> **What you are asked to do**: Reproduce the listing below from the line with "What TikZ code" to the line with "fill=implc] (l3) at", both lines included, character for character, minus any pictures.

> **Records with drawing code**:
---------------
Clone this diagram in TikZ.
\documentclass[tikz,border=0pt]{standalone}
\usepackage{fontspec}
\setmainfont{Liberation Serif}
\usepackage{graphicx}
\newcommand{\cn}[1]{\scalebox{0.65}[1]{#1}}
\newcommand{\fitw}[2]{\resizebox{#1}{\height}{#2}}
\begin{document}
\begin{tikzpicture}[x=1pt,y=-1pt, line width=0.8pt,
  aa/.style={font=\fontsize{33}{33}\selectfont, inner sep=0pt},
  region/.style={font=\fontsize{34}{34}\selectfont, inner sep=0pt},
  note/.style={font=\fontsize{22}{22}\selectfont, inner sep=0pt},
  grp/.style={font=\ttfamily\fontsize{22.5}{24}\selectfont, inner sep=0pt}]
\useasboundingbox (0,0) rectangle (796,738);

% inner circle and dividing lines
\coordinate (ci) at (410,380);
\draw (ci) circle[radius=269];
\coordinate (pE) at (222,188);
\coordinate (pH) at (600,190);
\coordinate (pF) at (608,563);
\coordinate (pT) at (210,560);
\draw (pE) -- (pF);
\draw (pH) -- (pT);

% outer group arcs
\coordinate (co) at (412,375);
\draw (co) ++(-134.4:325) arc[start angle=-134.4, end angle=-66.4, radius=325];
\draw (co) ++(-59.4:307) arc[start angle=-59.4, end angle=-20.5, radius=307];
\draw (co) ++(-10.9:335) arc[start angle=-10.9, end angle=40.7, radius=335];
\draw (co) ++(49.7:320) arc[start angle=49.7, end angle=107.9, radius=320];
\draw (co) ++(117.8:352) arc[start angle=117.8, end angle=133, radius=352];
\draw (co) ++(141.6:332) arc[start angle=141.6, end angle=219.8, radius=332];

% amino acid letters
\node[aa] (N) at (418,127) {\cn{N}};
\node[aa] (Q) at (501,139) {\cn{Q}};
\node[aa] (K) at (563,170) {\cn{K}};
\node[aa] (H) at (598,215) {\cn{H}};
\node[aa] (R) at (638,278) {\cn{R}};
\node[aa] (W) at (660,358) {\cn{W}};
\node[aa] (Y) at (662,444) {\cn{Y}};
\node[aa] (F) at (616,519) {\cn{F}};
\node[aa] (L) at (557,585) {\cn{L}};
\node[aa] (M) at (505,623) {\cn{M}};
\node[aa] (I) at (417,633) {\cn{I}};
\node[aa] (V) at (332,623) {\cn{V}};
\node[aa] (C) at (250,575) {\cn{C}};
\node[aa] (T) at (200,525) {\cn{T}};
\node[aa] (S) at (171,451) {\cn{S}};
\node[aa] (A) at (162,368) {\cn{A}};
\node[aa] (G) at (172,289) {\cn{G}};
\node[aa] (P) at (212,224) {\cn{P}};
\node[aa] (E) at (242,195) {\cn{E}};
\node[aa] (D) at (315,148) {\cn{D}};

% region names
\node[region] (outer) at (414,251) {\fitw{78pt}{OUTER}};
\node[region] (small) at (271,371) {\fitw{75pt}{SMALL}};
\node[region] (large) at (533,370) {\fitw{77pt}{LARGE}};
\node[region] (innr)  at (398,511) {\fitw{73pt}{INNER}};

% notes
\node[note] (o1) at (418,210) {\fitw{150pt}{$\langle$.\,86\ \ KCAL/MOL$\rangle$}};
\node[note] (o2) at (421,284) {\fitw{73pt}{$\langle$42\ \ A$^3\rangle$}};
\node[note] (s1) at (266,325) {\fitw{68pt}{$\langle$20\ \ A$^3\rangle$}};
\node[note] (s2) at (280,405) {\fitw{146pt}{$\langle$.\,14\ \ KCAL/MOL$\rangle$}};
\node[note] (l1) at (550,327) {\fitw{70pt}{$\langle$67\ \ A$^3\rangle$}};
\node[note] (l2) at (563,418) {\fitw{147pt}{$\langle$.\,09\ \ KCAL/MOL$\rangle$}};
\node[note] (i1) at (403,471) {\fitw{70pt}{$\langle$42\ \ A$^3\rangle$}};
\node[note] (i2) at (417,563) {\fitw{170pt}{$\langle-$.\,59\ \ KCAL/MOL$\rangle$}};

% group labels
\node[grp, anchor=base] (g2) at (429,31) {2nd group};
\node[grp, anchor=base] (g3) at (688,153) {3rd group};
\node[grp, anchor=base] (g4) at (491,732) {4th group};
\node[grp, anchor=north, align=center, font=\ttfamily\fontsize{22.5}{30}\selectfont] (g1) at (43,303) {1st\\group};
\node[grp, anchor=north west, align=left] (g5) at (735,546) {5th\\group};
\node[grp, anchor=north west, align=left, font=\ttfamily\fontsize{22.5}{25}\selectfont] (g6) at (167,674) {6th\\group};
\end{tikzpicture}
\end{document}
---------------
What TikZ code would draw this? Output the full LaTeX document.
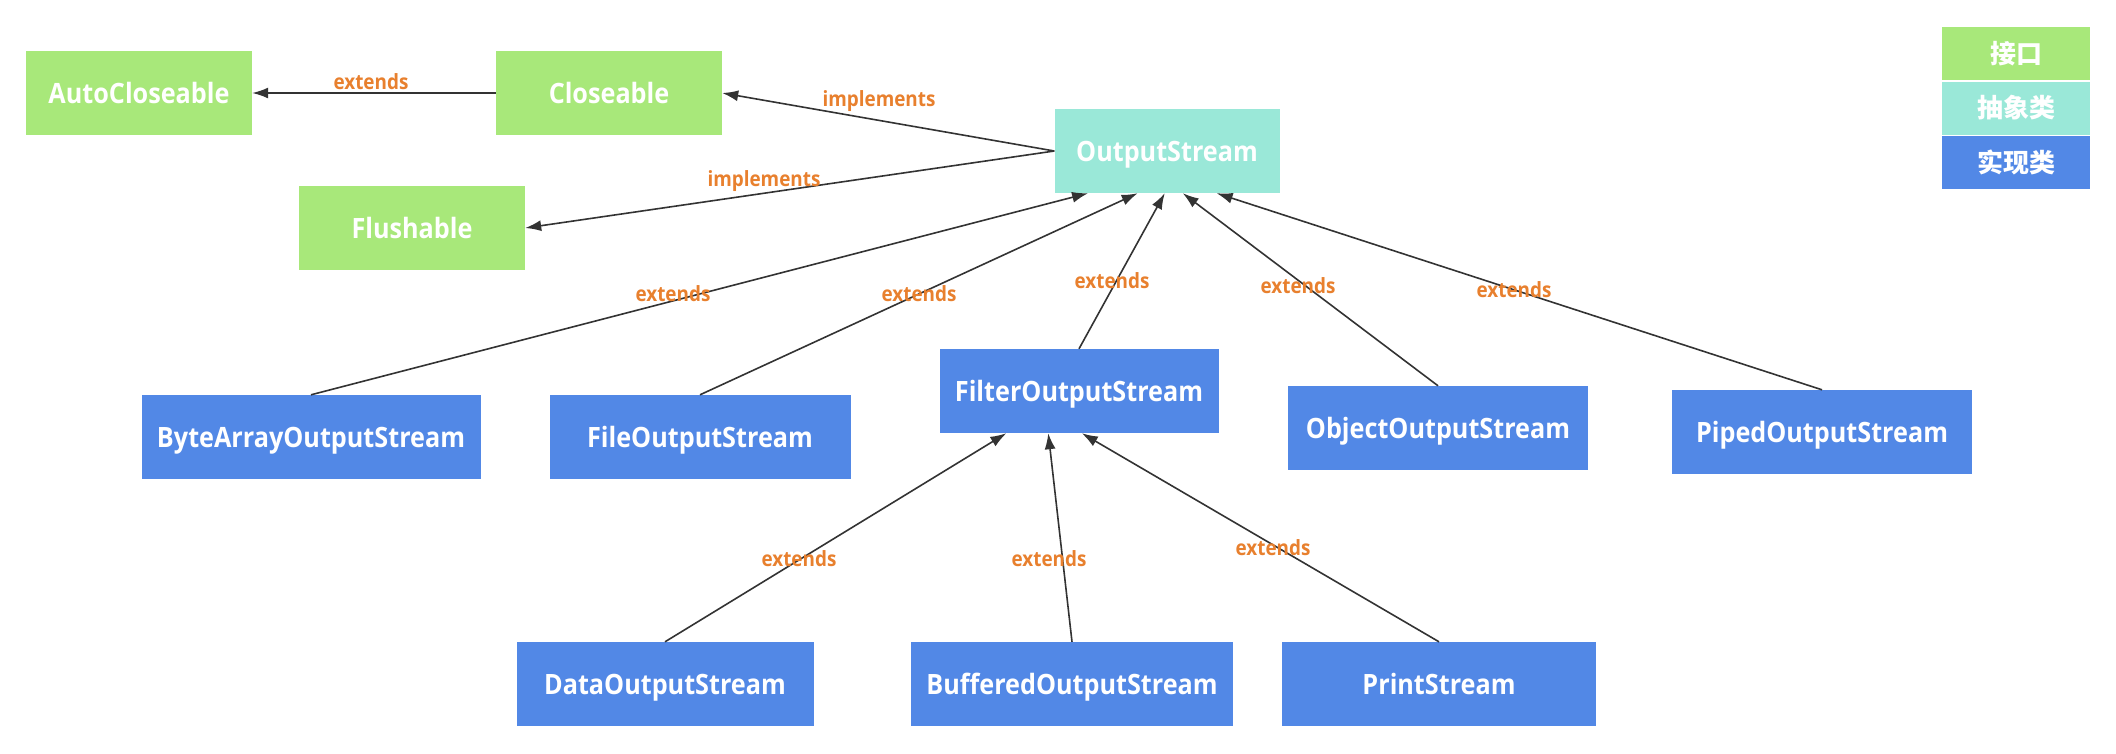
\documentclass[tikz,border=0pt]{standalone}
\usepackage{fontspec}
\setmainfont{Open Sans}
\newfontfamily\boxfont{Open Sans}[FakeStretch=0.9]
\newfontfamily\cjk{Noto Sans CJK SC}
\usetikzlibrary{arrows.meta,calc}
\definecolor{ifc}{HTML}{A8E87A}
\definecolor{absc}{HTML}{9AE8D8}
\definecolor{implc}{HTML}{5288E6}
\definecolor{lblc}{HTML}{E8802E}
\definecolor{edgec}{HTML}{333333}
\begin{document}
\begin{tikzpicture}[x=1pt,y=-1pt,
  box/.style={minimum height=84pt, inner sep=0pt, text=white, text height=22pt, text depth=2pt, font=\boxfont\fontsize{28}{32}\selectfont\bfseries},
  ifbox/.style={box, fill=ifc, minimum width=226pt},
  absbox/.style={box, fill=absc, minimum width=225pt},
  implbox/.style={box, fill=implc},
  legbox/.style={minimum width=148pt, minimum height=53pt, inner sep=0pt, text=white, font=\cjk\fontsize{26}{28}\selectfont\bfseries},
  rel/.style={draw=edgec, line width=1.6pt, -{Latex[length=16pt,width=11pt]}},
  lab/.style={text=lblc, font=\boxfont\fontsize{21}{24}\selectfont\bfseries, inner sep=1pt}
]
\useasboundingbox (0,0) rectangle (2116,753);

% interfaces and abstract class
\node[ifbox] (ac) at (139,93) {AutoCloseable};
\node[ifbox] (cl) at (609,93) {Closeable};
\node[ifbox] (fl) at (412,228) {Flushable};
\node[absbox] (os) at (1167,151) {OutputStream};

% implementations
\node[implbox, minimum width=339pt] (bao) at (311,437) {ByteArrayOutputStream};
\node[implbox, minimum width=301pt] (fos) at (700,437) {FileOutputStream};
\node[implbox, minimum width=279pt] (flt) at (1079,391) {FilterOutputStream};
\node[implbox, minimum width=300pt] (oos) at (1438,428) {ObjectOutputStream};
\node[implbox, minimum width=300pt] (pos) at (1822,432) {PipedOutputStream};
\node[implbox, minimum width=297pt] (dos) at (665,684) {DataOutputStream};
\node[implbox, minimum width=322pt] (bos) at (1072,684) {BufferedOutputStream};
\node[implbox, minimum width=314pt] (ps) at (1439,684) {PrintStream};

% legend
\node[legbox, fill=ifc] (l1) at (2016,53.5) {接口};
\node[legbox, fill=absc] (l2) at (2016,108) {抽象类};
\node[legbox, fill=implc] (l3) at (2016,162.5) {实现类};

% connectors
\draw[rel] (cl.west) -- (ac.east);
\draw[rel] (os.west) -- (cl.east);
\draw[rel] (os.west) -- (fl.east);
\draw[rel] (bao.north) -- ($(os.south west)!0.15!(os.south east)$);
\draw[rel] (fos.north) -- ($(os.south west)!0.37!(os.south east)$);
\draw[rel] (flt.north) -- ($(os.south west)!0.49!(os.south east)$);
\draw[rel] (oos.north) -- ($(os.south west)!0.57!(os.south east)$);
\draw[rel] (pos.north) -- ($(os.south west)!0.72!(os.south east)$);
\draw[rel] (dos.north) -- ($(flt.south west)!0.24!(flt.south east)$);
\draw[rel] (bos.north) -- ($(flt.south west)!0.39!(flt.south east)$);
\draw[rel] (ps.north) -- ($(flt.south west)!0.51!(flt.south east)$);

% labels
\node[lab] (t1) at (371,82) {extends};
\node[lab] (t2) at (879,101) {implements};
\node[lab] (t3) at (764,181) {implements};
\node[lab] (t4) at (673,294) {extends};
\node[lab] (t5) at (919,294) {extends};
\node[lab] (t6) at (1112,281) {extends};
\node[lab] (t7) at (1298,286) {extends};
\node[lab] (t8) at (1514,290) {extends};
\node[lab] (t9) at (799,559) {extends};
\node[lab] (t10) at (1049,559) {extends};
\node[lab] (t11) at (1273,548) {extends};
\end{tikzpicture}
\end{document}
---------------
> **Expected answer**:
What TikZ code would draw this? Output the full LaTeX document.
\documentclass[tikz,border=0pt]{standalone}
\usepackage{fontspec}
\setmainfont{Open Sans}
\newfontfamily\boxfont{Open Sans}[FakeStretch=0.9]
\newfontfamily\cjk{Noto Sans CJK SC}
\usetikzlibrary{arrows.meta,calc}
\definecolor{ifc}{HTML}{A8E87A}
\definecolor{absc}{HTML}{9AE8D8}
\definecolor{implc}{HTML}{5288E6}
\definecolor{lblc}{HTML}{E8802E}
\definecolor{edgec}{HTML}{333333}
\begin{document}
\begin{tikzpicture}[x=1pt,y=-1pt,
  box/.style={minimum height=84pt, inner sep=0pt, text=white, text height=22pt, text depth=2pt, font=\boxfont\fontsize{28}{32}\selectfont\bfseries},
  ifbox/.style={box, fill=ifc, minimum width=226pt},
  absbox/.style={box, fill=absc, minimum width=225pt},
  implbox/.style={box, fill=implc},
  legbox/.style={minimum width=148pt, minimum height=53pt, inner sep=0pt, text=white, font=\cjk\fontsize{26}{28}\selectfont\bfseries},
  rel/.style={draw=edgec, line width=1.6pt, -{Latex[length=16pt,width=11pt]}},
  lab/.style={text=lblc, font=\boxfont\fontsize{21}{24}\selectfont\bfseries, inner sep=1pt}
]
\useasboundingbox (0,0) rectangle (2116,753);

% interfaces and abstract class
\node[ifbox] (ac) at (139,93) {AutoCloseable};
\node[ifbox] (cl) at (609,93) {Closeable};
\node[ifbox] (fl) at (412,228) {Flushable};
\node[absbox] (os) at (1167,151) {OutputStream};

% implementations
\node[implbox, minimum width=339pt] (bao) at (311,437) {ByteArrayOutputStream};
\node[implbox, minimum width=301pt] (fos) at (700,437) {FileOutputStream};
\node[implbox, minimum width=279pt] (flt) at (1079,391) {FilterOutputStream};
\node[implbox, minimum width=300pt] (oos) at (1438,428) {ObjectOutputStream};
\node[implbox, minimum width=300pt] (pos) at (1822,432) {PipedOutputStream};
\node[implbox, minimum width=297pt] (dos) at (665,684) {DataOutputStream};
\node[implbox, minimum width=322pt] (bos) at (1072,684) {BufferedOutputStream};
\node[implbox, minimum width=314pt] (ps) at (1439,684) {PrintStream};

% legend
\node[legbox, fill=ifc] (l1) at (2016,53.5) {接口};
\node[legbox, fill=absc] (l2) at (2016,108) {抽象类};
\node[legbox, fill=implc] (l3) at (2016,162.5) {实现类};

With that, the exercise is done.